Понятно, что и Российская империя, и СССР исходили из иного выбора. В двух больших Отечественных войнах это позволяло сразу после завершения боевых действий демонтировать этнический образ врага и строить с народом, который был противником в войне, отношения не просто сотрудничества, но даже и дружбы. У русских в 1812 г. не культивировалась этническая ненависть к французам, а в 1941-1945 гг. — к немцам. Это сразу придавало их войнам более высокий уровень, нежели у войны между государствами.
Но нет пророков в своем отечестве, и приведем другой пример — борьбу вьетнамцев за независимость против французов, а затем войну за объединение против США. Здесь была выполнена сознательная большая программа по вытеснению этнонационализма национализмом гражданским.

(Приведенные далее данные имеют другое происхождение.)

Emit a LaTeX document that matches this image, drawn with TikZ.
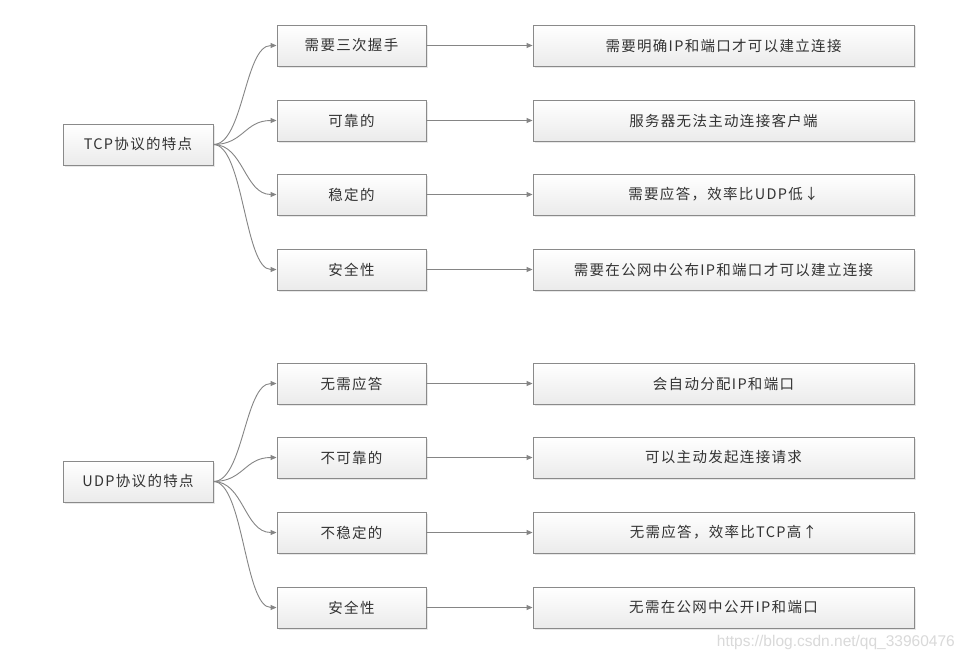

Вьетнамцы, ведя тяжелую войну с колонизаторами, договорились не допускать антифранцузской ксенофобии. Это был редкий случай. Когда в 1956 г. в МГУ прибыла первая большая группа вьетнамцев (500 человек) и мы, студенты, с ними общались, нас поражало именно отсутствие этнической ненависти к французам. Более того, симпатия и уважение к ним — при всех жестокостях колониальной войны. Нам объясняли, как Хо Ши Мин буквально уговаривал всех занять такую позицию. Этим вьетнамцы не только заполучили поддержку во Франции, еще важнее было их собственное чувство национального достоинства. Потом поражало и мышление следующей волны вьетнамцев, уже аспирантов, в 70-е годы — не было ксенофобии по отношению к американцам. Это помогло и в войне, и в создании в США большой вьетнамской диаспоры. Такое же решение приняли в борьбе против англичан индусы — и смогли подключиться к английской культуре, науке, языку.
С нынешнего распутья перед нами два пути. Хотим мы в программе русского этнонационализма пройти по лезвию ножа? Какие основания надеяться на успех?
Глава 35 ПРОБЛЕМА ЭТНИЧЕСКОЙ МИГРАЦИИ И ЭТНОНАЦИОНАЛИЗМ
Проект будущего национально-государственного устройства России и тип межэтнического общежития зависит от выбора той мировоззренческой матрицы, на которой будет происходить «сборка» русского народа и российской нации. Дилемма, перед которой стоит российское общество, более или менее четко оформилась как выбор между гражданским и этническим национализмом. В этом выборе установилось неустойчивое равновесие.